The improvisational partnered dances of the jazz era first staked their claim on my brain in 2000, when I was 17, and never left. As it happened, shortly after my first dance class I took my first class at university too. On my dance journey since then I have found my studies in physics and cognitive psychology particularly useful in understanding the dances I love. After all, what is partner dancing if not brain-controlled movement of connected bodies?

No matter where the lindy hop came from, no matter which snippet of history gets you fired up about what is and isn't blues dancing, and no matter which vintage video made you style your Bal the way you do, the laws of physics don't often concede an argument. There are simple facts about the ways bodies move and interact that quietly persevere no matter what storm of preference and politics is swirling around them.

Over the years, I've heard people say things like, "You can't capture the essence of this dance; it's too free!" and, "Lindy hop is one part physics, two parts creativity and three parts magic!" Maybe. Sure, I can appreciate where these people are coming from. When I swing out, I leave my calculator and pocket protector behind. I STFO 'cause it feels good and that feeling doesn't come from the mechanical bits and pieces of the dance, it comes from the blend; the magic lies in the whole enchilada. There are few things more joyful to me than the mindless flow of a dance that unfolds so naturally I feel like the music is playing my partner and I in unison.

There are no words for that. Right? I mean, could anyone ever wrap up that magic and dispense it in bite-sized chunks to eager-faced dance students? Well, call me crazy, but I think that the answer might just be yes.

There are only so many times that a physics student can hear his dance teachers talk about energy, momentum and stretch before he starts to read between the lines and see equations. There is only so much talk of musical interpretation and 'conversation' in the dance that a psychology student can hear before he wonders whether his brain's language centres are lighting up while he and his partner are arranging movements like words across a musical phrase. And there's only so far down the rabbit hole that a curious fellow can venture before wondering whether at the bottom there might be a grand unified theory of partnered jazz dancing waiting on a velvet cushion for anyone who bothers to look.

This isn't just about satisfying curiosity though. Figuring out 'the laws of partnered dance mechanics' can have practical results. My own dancing and teaching have improved a lot from beating my head against the question of what's actually, physically going on in the best dancers' bodies, and then trying to make those same things happen in my body. But I have also come to realise that understanding something and actually doing it are different. I could write a book on the mechanics of Kung Fu and still get my butt kicked by a grumpy grandma. Seeing my theories of movement and connection playing themselves out between the world's best lindy hoppers doesn't equip me to match them, no matter how hard I might wish.

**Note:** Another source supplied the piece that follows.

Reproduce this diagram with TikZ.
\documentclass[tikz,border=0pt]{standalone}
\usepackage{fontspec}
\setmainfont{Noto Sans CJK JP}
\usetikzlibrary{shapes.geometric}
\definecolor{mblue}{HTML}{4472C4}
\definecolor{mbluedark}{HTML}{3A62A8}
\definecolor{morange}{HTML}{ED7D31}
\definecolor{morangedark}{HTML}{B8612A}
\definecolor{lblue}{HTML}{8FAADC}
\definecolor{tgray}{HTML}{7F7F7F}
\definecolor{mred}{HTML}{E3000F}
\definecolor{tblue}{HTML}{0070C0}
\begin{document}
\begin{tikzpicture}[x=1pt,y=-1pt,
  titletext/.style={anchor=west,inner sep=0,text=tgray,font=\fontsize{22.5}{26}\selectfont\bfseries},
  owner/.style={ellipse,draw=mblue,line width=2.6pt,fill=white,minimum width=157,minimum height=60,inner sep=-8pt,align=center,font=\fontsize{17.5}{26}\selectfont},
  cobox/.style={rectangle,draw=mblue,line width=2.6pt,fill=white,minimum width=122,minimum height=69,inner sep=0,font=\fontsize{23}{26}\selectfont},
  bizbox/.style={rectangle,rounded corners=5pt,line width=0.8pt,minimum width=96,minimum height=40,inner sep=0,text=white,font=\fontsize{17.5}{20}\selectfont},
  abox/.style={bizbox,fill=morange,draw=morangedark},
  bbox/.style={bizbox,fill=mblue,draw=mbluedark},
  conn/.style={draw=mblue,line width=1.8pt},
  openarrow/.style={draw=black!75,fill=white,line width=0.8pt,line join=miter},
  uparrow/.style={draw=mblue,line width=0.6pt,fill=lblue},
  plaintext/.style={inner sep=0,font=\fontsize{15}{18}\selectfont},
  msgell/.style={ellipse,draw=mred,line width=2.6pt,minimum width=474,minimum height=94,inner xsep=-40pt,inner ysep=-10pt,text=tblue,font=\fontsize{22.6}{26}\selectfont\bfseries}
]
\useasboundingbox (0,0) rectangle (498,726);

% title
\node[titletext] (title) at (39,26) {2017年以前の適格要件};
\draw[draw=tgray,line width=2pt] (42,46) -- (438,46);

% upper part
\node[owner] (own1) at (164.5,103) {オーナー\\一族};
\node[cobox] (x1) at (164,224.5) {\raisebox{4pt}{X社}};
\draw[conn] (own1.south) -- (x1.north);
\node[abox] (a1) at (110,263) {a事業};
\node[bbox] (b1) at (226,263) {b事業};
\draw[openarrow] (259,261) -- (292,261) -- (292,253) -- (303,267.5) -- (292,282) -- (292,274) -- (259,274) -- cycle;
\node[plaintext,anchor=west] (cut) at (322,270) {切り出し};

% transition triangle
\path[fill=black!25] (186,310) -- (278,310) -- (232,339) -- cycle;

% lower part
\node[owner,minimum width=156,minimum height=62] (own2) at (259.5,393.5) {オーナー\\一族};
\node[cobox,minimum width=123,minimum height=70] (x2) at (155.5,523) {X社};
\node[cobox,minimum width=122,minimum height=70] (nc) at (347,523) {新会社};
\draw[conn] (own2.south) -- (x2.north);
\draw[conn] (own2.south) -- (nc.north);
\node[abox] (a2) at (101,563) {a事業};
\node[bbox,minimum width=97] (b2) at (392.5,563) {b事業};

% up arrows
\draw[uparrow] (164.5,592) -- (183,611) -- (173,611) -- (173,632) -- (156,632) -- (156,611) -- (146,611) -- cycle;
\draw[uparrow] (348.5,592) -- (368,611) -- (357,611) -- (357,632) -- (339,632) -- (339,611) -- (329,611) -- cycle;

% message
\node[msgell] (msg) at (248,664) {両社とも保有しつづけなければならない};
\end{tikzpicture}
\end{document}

So, why bother to write this blog? Well, the inverse is of course also true; great dancers don't have to understand what makes them great, they only have to do it. This mismatch can create a serious challenge when it comes to teaching. Please don't get me wrong; I respect the teachers who have devoted their lives to spreading the joy of dance and I'm all for fun, accessible teaching. I just want it to be grounded in reality. Giving students a physically accurate, self-consistent picture of how good dancing works helps with their learning. It just needs to be boiled down into fun, accessible teaching concepts. Fun and truth; that's what I want.

So, I'm interested in nailing down some truly universal rules about good dancing; rules that go deeper than touchy-feely analogies and vague allusions to energy, momentum, stretch, delay, etc. In the posts that follow, I'll share some ideas about whether and why such universal 'laws' might exist, and what they might be. Throughout, the goal is to focus on what works.

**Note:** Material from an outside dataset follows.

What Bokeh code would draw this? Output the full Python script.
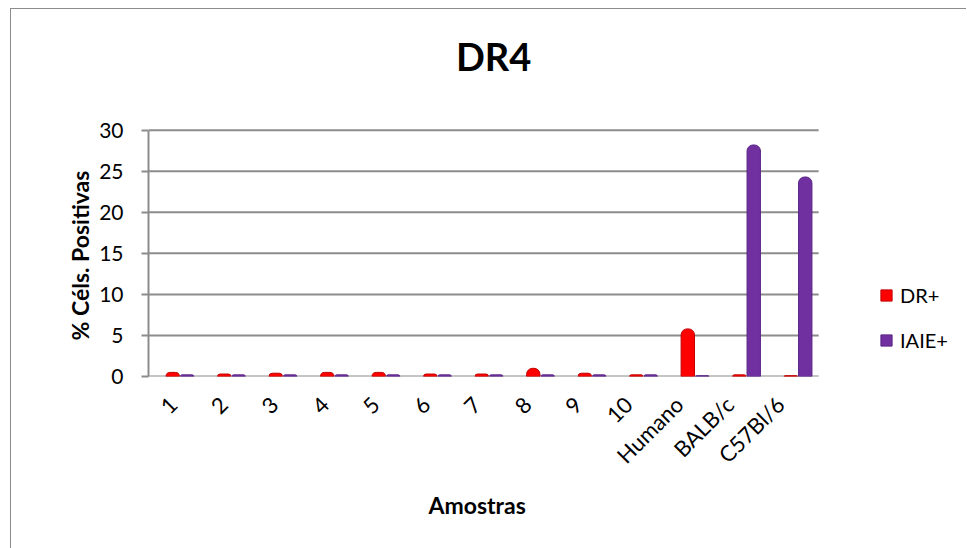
import math
from bokeh.plotting import figure
from bokeh.models import (Range1d, FixedTicker, Legend, LegendItem,
                          ColumnDataSource, Title, Label)
from bokeh.embed import file_html
from bokeh.resources import INLINE

# ---- data ----
categories = ["1", "2", "3", "4", "5", "6", "7", "8", "9", "10",
              "Humano", "BALB/c", "C57Bl/6"]
dr_pos = [0.5, 0.3, 0.4, 0.5, 0.5, 0.3, 0.3, 1.0, 0.4, 0.2, 5.8, 0.2, 0.1]
iaie_pos = [0.2, 0.2, 0.2, 0.2, 0.2, 0.2, 0.2, 0.2, 0.2, 0.2, 0.1, 28.2, 24.3]
y_ticks = [0, 5, 10, 15, 20, 25, 30]

FONT = "Lato"
GRID = "#8c8c8c"
RED = "#ff0000"
PURPLE = "#7030a0"

idx = list(range(len(categories)))
X_START, X_END = -0.61, 12.4          # extent of the category area
src = ColumnDataSource(dict(
    x_dr=[i - 0.14 for i in idx],
    x_ia=[i + 0.14 for i in idx],
    dr=dr_pos, ia=iaie_pos))
grid_src = ColumnDataSource(dict(
    x0=[X_START] * len(y_ticks), x1=[X_END] * len(y_ticks),
    y=y_ticks))
# category label anchors (slight perspective shift as in the 3-D original)
label_pos = [round(i * 0.9825 - 0.136, 4) for i in idx]

# frame spans the upper/right part of the canvas so the title and legend
# can sit inside it; the axis itself is bounded to 0..30
p = figure(width=956, height=540, output_backend="svg", toolbar_location=None,
           x_range=Range1d(X_START, 15.29), y_range=Range1d(0, 44.7),
           min_border_left=137, min_border_right=0,
           min_border_top=0, min_border_bottom=173,
           background_fill_color="white", border_fill_color="white")
p.styles = {"margin-left": "10px", "margin-top": "8px",
            "border-left": "1.5px solid #8c8c8c",
            "border-top": "1.5px solid #8c8c8c"}
p.outline_line_color = None
p.xgrid.visible = False
p.ygrid.visible = False

# horizontal gridlines over the category area only
p.segment(x0="x0", x1="x1", y0="y", y1="y", source=grid_src,
          line_color=GRID, line_width=2)

# title
p.add_layout(Label(x=6.09, y=39.0, text="DR4", text_font=FONT,
                   text_font_size="38px", text_font_style="bold",
                   text_color="#000000", text_align="center",
                   text_baseline="middle"))

r_dr = p.vbar(x="x_dr", top="dr", bottom=0, width=0.26, source=src,
              fill_color=RED, line_color="#c00000", line_width=1,
              border_radius=[6, 6, 0, 0])
r_ia = p.vbar(x="x_ia", top="ia", bottom=0, width=0.26, source=src,
              fill_color=PURPLE, line_color="#5a2585", line_width=1,
              border_radius=[6, 6, 0, 0])

# y axis
p.yaxis.ticker = FixedTicker(ticks=y_ticks)
p.yaxis.bounds = (0, 30)
p.yaxis.axis_line_color = GRID
p.yaxis.axis_line_width = 2
p.yaxis.major_tick_line_color = GRID
p.yaxis.major_tick_line_width = 2
p.yaxis.major_tick_out = 7
p.yaxis.major_tick_in = 0
p.yaxis.minor_tick_line_color = None
p.yaxis.major_label_text_font = FONT
p.yaxis.major_label_text_font_size = "21px"
p.yaxis.major_label_text_color = "#000000"
p.yaxis.major_label_standoff = 18

# y-axis title, centred on the 0..30 span
p.add_layout(Title(text="% Céls. Positivas", align="left", offset=36,
                   standoff=6, text_font=FONT, text_font_size="23px",
                   text_font_style="bold", text_color="#000000"), "left")

# x axis
p.xaxis.ticker = FixedTicker(ticks=label_pos)
p.xaxis.major_label_overrides = {t: c for t, c in zip(label_pos, categories)}
p.xaxis.major_label_orientation = math.pi / 4
p.xaxis.axis_line_color = None
p.xaxis.major_tick_line_color = None
p.xaxis.minor_tick_line_color = None
p.xaxis.major_label_text_font = FONT
p.xaxis.major_label_text_font_size = "22px"
p.xaxis.major_label_text_color = "#000000"
p.xaxis.major_label_standoff = 18

# x-axis title, placed under the category area
p.add_layout(Title(text="Amostras", align="left", offset=280, standoff=14,
                   text_font=FONT, text_font_size="23px",
                   text_font_style="bold", text_color="#000000"), "below")

legend = Legend(items=[LegendItem(label="DR+", renderers=[r_dr]),
                       LegendItem(label="IAIE+", renderers=[r_ia])],
                location=(731, 24), orientation="vertical", margin=0,
                label_text_font=FONT, label_text_font_size="20px",
                label_text_color="#000000",
                glyph_width=14, glyph_height=14, spacing=21, padding=0,
                label_standoff=7, border_line_color=None,
                background_fill_alpha=0)
p.add_layout(legend, "center")

open("out.html", "w").write(file_html(p, INLINE))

I will address these questions and more:

  • What is musicality?
  • What kind of body movement works in connected dancing and why does it work?
  • What is a dancer's 'centre' and why is it so important?
  • What is the relationship between steps and movement?
  • Why is 'pulse' important?
  • What is 'connection' between dance partners?
  • What is 'frame', what essential properties allow it to work, and why?

I hope that there might be someone out there, who finds these ideas useful.